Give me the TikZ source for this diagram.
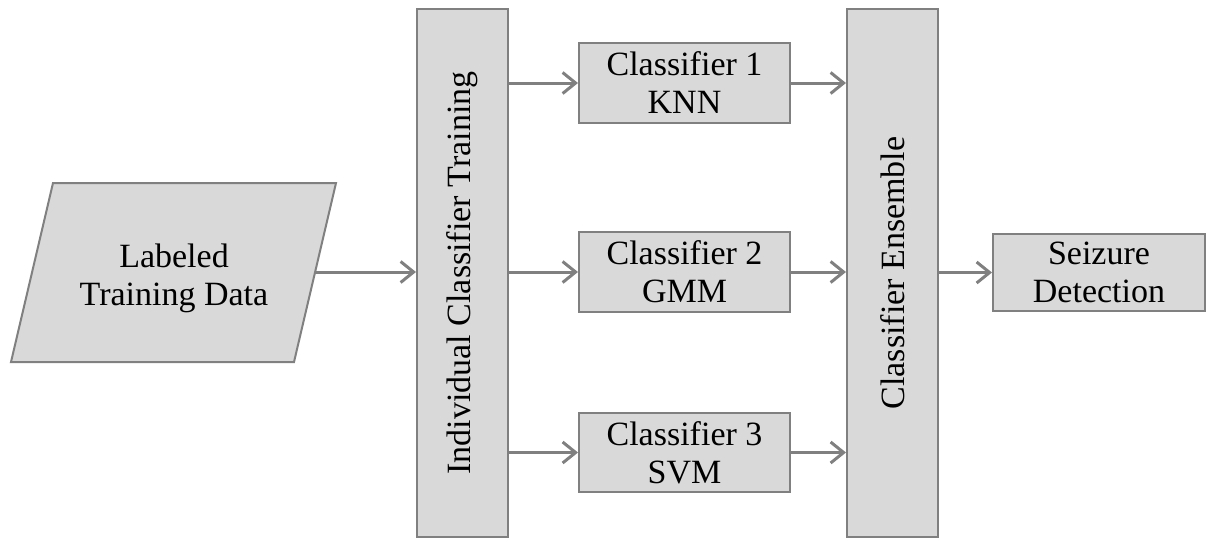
\documentclass[tikz,border=0pt]{standalone}
\usepackage{fontspec}
\setmainfont{Liberation Serif}
\usetikzlibrary{arrows.meta}
\definecolor{boxfill}{RGB}{217,217,217}
\definecolor{edgegray}{RGB}{128,128,128}
\begin{document}
\begin{tikzpicture}[x=1pt,y=-1pt,
  txt/.style={font=\fontsize{34}{38}\selectfont, align=center, text=black},
  box/.style={txt, draw=edgegray, fill=boxfill, line width=2pt, inner sep=0pt},
  conn/.style={draw=edgegray, line width=3pt, -{Straight Barb[length=13pt,width=21pt,line width=3pt]}}]
\useasboundingbox (0,0) rectangle (1206,539);
% input parallelogram
\draw[draw=edgegray, fill=boxfill, line width=2pt] (53,183) -- (336,183) -- (294,362) -- (11,362) -- cycle;
\node[txt] (data) at (174,278) {Labeled\\Training Data};
\coordinate (dataR) at (315,272);
% boxes
\node[box, minimum width=91pt, minimum height=528pt] (train) at (462.5,273) {};
\node[txt, rotate=90] (trainlbl) at (train.center) {Individual Classifier Training};
\node[box, minimum width=211pt, minimum height=80pt] (c1) at (684.5,83) {Classifier 1\\KNN};
\node[box, minimum width=211pt, minimum height=80pt] (c2) at (684.5,272) {Classifier 2\\GMM};
\node[box, minimum width=211pt, minimum height=79pt] (c3) at (684.5,452.5) {Classifier 3\\SVM};
\node[box, minimum width=91pt, minimum height=528pt] (ens) at (892.5,273) {};
\node[txt, rotate=90] (enslbl) at (ens.center) {Classifier Ensemble};
\node[box, minimum width=212pt, minimum height=77pt] (seiz) at (1099,272.5) {Seizure\\Detection};
% connectors
\draw[conn] (dataR) -- (train.west |- dataR);
\draw[conn] (train.east |- c1.west) -- (c1.west);
\draw[conn] (train.east |- c2.west) -- (c2.west);
\draw[conn] (train.east |- c3.west) -- (c3.west);
\draw[conn] (c1.east) -- (ens.west |- c1.east);
\draw[conn] (c2.east) -- (ens.west |- c2.east);
\draw[conn] (c3.east) -- (ens.west |- c3.east);
\draw[conn] (ens.east |- seiz.west) -- (seiz.west);
\end{tikzpicture}
\end{document}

++++++++++++++++++++

_OBJECTIVE:_
Take the listing above and print it exactly, apart from the pictures.

_SOLVED EXERCISE:_
Give me the TikZ source for this diagram.
\documentclass[tikz,border=0pt]{standalone}
\usepackage{fontspec}
\setmainfont{Liberation Serif}
\usetikzlibrary{arrows.meta}
\definecolor{boxfill}{RGB}{217,217,217}
\definecolor{edgegray}{RGB}{128,128,128}
\begin{document}
\begin{tikzpicture}[x=1pt,y=-1pt,
  txt/.style={font=\fontsize{34}{38}\selectfont, align=center, text=black},
  box/.style={txt, draw=edgegray, fill=boxfill, line width=2pt, inner sep=0pt},
  conn/.style={draw=edgegray, line width=3pt, -{Straight Barb[length=13pt,width=21pt,line width=3pt]}}]
\useasboundingbox (0,0) rectangle (1206,539);
% input parallelogram
\draw[draw=edgegray, fill=boxfill, line width=2pt] (53,183) -- (336,183) -- (294,362) -- (11,362) -- cycle;
\node[txt] (data) at (174,278) {Labeled\\Training Data};
\coordinate (dataR) at (315,272);
% boxes
\node[box, minimum width=91pt, minimum height=528pt] (train) at (462.5,273) {};
\node[txt, rotate=90] (trainlbl) at (train.center) {Individual Classifier Training};
\node[box, minimum width=211pt, minimum height=80pt] (c1) at (684.5,83) {Classifier 1\\KNN};
\node[box, minimum width=211pt, minimum height=80pt] (c2) at (684.5,272) {Classifier 2\\GMM};
\node[box, minimum width=211pt, minimum height=79pt] (c3) at (684.5,452.5) {Classifier 3\\SVM};
\node[box, minimum width=91pt, minimum height=528pt] (ens) at (892.5,273) {};
\node[txt, rotate=90] (enslbl) at (ens.center) {Classifier Ensemble};
\node[box, minimum width=212pt, minimum height=77pt] (seiz) at (1099,272.5) {Seizure\\Detection};
% connectors
\draw[conn] (dataR) -- (train.west |- dataR);
\draw[conn] (train.east |- c1.west) -- (c1.west);
\draw[conn] (train.east |- c2.west) -- (c2.west);
\draw[conn] (train.east |- c3.west) -- (c3.west);
\draw[conn] (c1.east) -- (ens.west |- c1.east);
\draw[conn] (c2.east) -- (ens.west |- c2.east);
\draw[conn] (c3.east) -- (ens.west |- c3.east);
\draw[conn] (ens.east |- seiz.west) -- (seiz.west);
\end{tikzpicture}
\end{document}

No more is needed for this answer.